System-on-Chip capability has presented a very interesting problem in FPGAs. Embedded processors have now been implemented on the Xilinx FPGAs changing the traditional view of the FPGA. An application can now be implemented to exploit the potential performance gains offered by the hardware and yet enjoy the capability of the software based computations. Existing projects have not shown how to exploit these benefits offered by System-on-Chip.

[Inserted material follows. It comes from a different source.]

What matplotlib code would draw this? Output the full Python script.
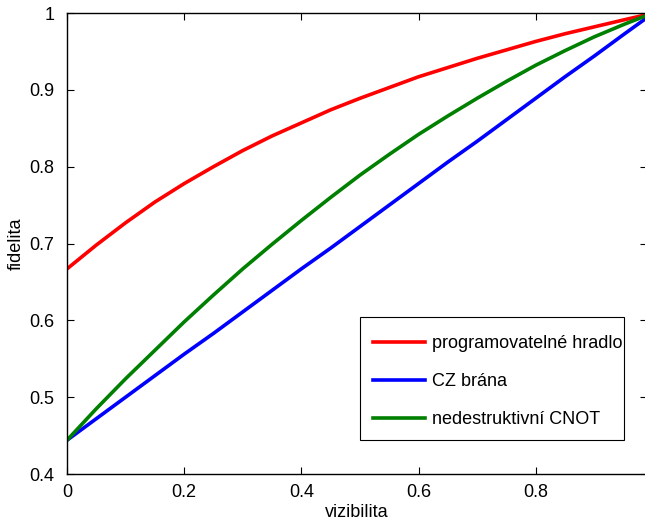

Jamie Lin's project involved porting Linux onto the Xilinx's Virtex-II Pro Development system. With two embedded power PCs, the software based processor (MicroBlaze) we are poised to run a distributed real-time application on the board, grapple with the issues involving task synchronization, testing, debugging and monitoring in a distributed real-time environment. Jamie has also developed several laboratory modules showing step-by-step procedures on building the base system on the board using the handy tools such as embedded development kit (EDK) and ISE
Kamini Prajapati worked on the aspect of security in sensor networks. It is widely accepted that as sensor networks gain widespread usage and sensitive information is transmitted there is a desperate need to maintain the confidentiality of such information. The limited resources (memory, computing power, sustainable power etc) make it difficult to employ the security mechanisms of standard networked computing systems. Given the ability of the hardware (subthreshold circuits) to dissipate minute amounts of energy it then becomes feasible to maintain the miniaturized form of these sensors while affording improved computational power. We present a key update scheme that enables each sensor node to update its key minimizing the possibilities by intruders to acquire and decode sensor keys. The scheme requires a very small amount of time  to perform the key update allowing the sensor node to perform its  designated functions with minimal burden from the updating procedure. Unlike current approaches that depend on intruding nodes exhausting a node's power source while trying to infiltrate this scheme offers some resilience.